Hay un mundo en Zambra que recoge con mucha fineza y profundidad aspectos típicamente chilenos, aquellos que uno puede identificar, reconocer, lugares donde alguna vez estuvo o imagino que estuvo. Si en Bonsai aparecía el mundo devastado de los ochenta en un Santiago oscuro y pequeño, y en Formas de volver a casa se develaban los secretos que los hijos de la dictadura tuvieron que aprender a ocultar, como si no los hubiesen sabido, en esta novela se explora el mundo de la sobrevivencia en la sociedad democrática, abierta a las oportunidades y abusada, donde al final cada experiencia de vida es un pequeño ajuste con lo “más o menos”. Es el mundo de “en la medida de lo posible”. Poetas que no escriben o no leen, críticos que no lo hacen mejor, profesores que no se creen su cuento, periodistas que se inventan sus artículos. Pero esos mismos poetas –algunos, no todos- sí escriben, y hay otros críticos que sí hacen su trabajo con ahínco, y profesores cuyas clases algún valor tienen para sus alumnos, y artículos que, al final de camino, se leen bastante bien.

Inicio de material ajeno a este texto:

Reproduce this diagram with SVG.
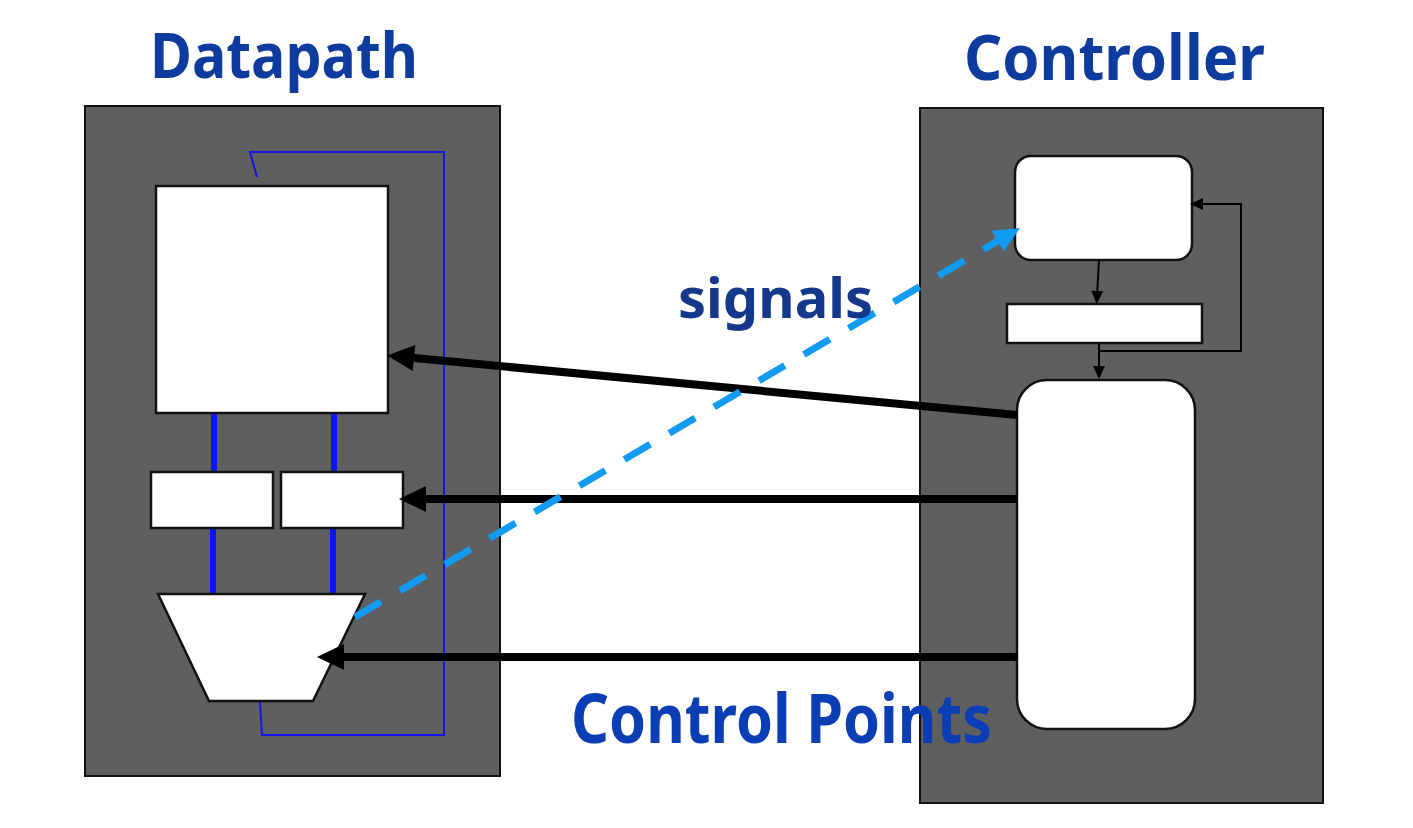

Pero en este escenario es donde, a mi juicio, uno descubre lo más notable de la novela: más allá del logro, de la calidad, de la eficiencia, del bienestar alcanzado, de lo buenos o malos que son cada uno de los personajes, de lo realizada o desintegrada de sus vidas, de sus aciertos y errores, en el fondo, cada uno de los personajes es un verdadero héroe –o propiamente un antihéroe- de la cotidianeidad. Al terminar la novela, uno se queda con la sensación de que no hay épica mayor que vivir. Incluso más, que aquellos actos que nos parecen los más heroicos, pueden llegar a ser los más fáciles: arriesgarlo todo a un momento, donde las opciones se reducen a la gloria o a la muerte. Todo se resuelve en unas pocas horas, o días o años. Pero, si uno sigue con fidelidad el itinerario de los personajes de la novela, se dará cuenta que la valentía de sostener una relación humana de amor (filial, erótico, amistoso) durante años requiere, a veces, más sacrificio y más renuncia, porque lo que está en juego son los vínculos y los afectos, y no llegar a buen término, es un profundo dolor.

Hay un par de elementos más que me gustaría anotar. Una discusión que siempre se genera en torno a las obras literarias es la relativa a la oposición entre lo autóctono y lo universal. Zambra lo resuelve muy bien porque en todo momento la novela se mueve en dos o más planos. Es una novela sobre los años de la Concertación en Chile, pero también es una novela sobre la paternidad propia o asumida, sobre el género y el sexo, sobre la odisea adolescente para llegar a joven (odisea de hijos y padres), y sobre literatura, sobre el acto de escribir, sobre la originalidad, sobre la honestidad literaria. Y todo esto escrito en un chileno que entendería cualquier hispano hablante. Y, por último, si de pronto uno pudiera tener la impresión de que la novela se deja llevar por algo parecido al melodrama, la construcción de un narrador capaz de tomar oportunamente una distancia sutil e irónica sobre su propia creación, la pone a distancia de cualquier tipo de banalidad. El humor, aunque soterrado, atraviesa todo el texto y se agradece.

Al final, la lectura me dejó una sensación de plenitud lectora porque, básicamente, el libro me abrió universos que no siempre podemos mirar desde su intimidad. Quizás a ellos hay que pensarlos más. Me refiero a los chilenos de las segundas, terceras, cuartas y ene líneas. A lo mejor por ahí estaban aquellos y aquellas que tan masivamente votaron rechazo.